Collaboration in a Low-Carbon Supply Chain With Reference Emission and Cost Learning Effects: Cost Sharing Versus Revenue Sharing Strategies

Baoqin Yu, University of Fuzhou
Jun Wang, Tianjin University of Finance and Economics
Xinman Lu, Tianjin University of Finance and Economics
Hongtao Yang, University of Nevada, Las Vegas


The growing environmental awareness of consumers and the regulation of governments drive supply chain members to collaborate in emission reduction. Considering reference emission and cost learning effects, this study investigates a Stackelberg differential game, where a manufacturer acts as a leader and determines the wholesale price and emission reduction level and a retailer acts as a follower and sets the retail price.

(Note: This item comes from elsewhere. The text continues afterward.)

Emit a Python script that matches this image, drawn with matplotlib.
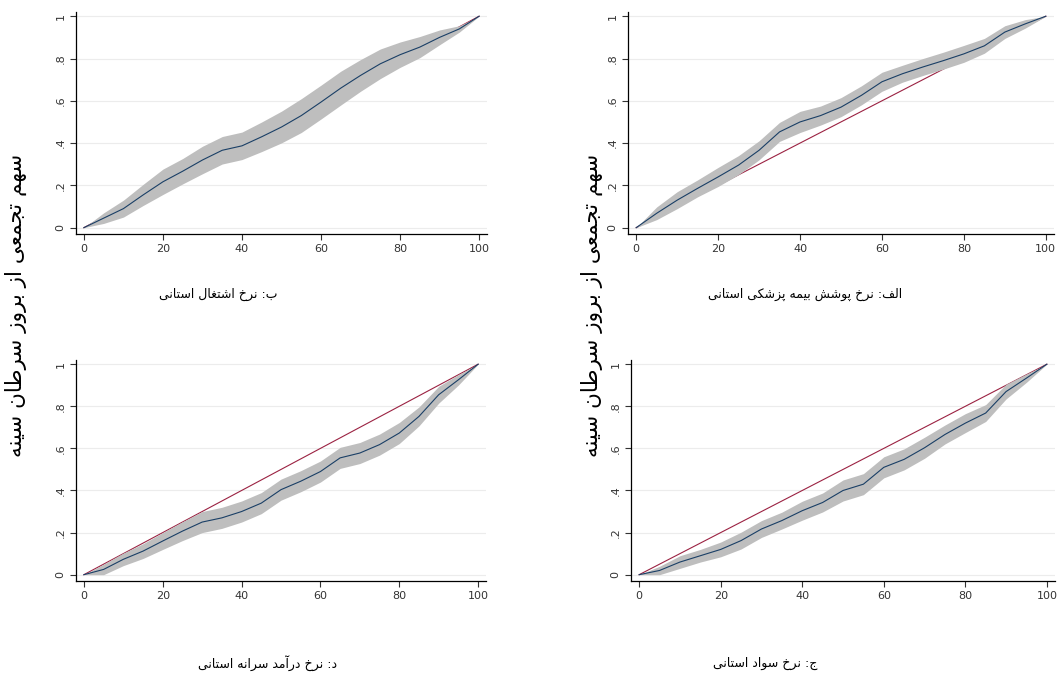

Equilibrium emission reduction and pricing strategies in cost- and revenue-sharing contracts are deduced from modelling these two collaboration modes. Results demonstrate that the manufacturer and the entire supply chain prefer the revenue-sharing contract rather than the cost-sharing one, whereas the retailer prefers only the wholesale price contract. High ratios in revenue-sharing contract lead to low emission levels and prices and hence benefit consumers. The environmental awareness of consumers and tax rates considerably affect the emission reduction, but learning effect does not. However, the high learning ability of the manufacturer can improve the performance of supply chain members.